With nothing special I’ve had current controllers tuned to between 300Hz and 2kHz bandwidth.

I am a bit unsure of implementing FF on both axes. My interpretation is that q-axis is the torque producing component of current, while d axis current is constrained to be zero always to maintain orthogonality between the stator and rotor magnetic fields. If FF is only done for the q-axis, then Ohm’s law and BEMF relations could be used. Not sure what FF would look like for the d-axis. Am I missing something here?
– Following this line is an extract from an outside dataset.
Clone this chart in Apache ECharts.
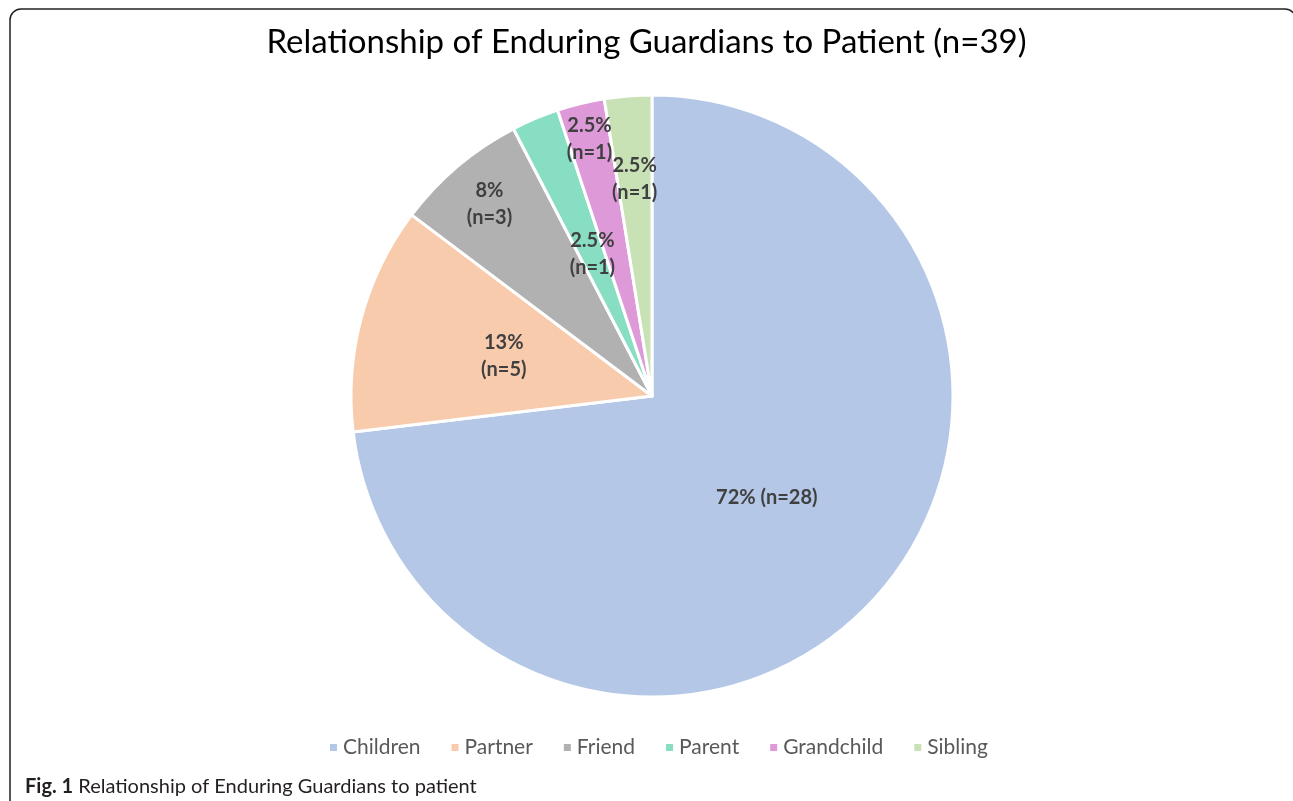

Secondly, a simple KF could be used where process model uses the q-axis equation as given here (How to Model Brushless Electric Motors for the Design of Lightweight Robotic Systems , See (39)). The current sensor can be treated as a measurement eqn as Iq_measured = Iq_true + noise. This requires knowing the parameters as given in the equation. Looks like this could produce a smooth version of the q-axis current. Again, I am not sure if a similar KF needs to be run for the d-axis current too.

Finally, 300Hz-2kHz bandwidths are with sFOC shield board? since that is what I am using.

I’ve done 300-500hz with the sfoc shield and stm32, and 2khz with a teensy driving a drv8302. The lower bandwidth wasn’t because of any limitation, I just didn’t need more.

Cool. I’m currently using the sfoc shield with a nucleo board. I am aiming for atleast 500 Hz current bandwidth, and presently am getting ~250Hz, with the limitation arising from the LPF time constant and the current sense noise. I checked the Vq being commanded and it was saturated to 24V (the supply voltage) only for a short while when responding to a step input, so I suspect there might be improvement possible. Would appreciate help/refs on the equations for feedforward implementation. Are the FF terms the same as what @Candas1 mentioned here ?([FEATURE] Foc_current mode and Current feed forward · Issue #317 · simplefoc/Arduino-FOC · GitHub)

We already have the math implementation in voltage mode with estimation here and here.
But we wanted to first prove it’s worth adding this to foc_current mode.
Maybe it’s the right opportunity now.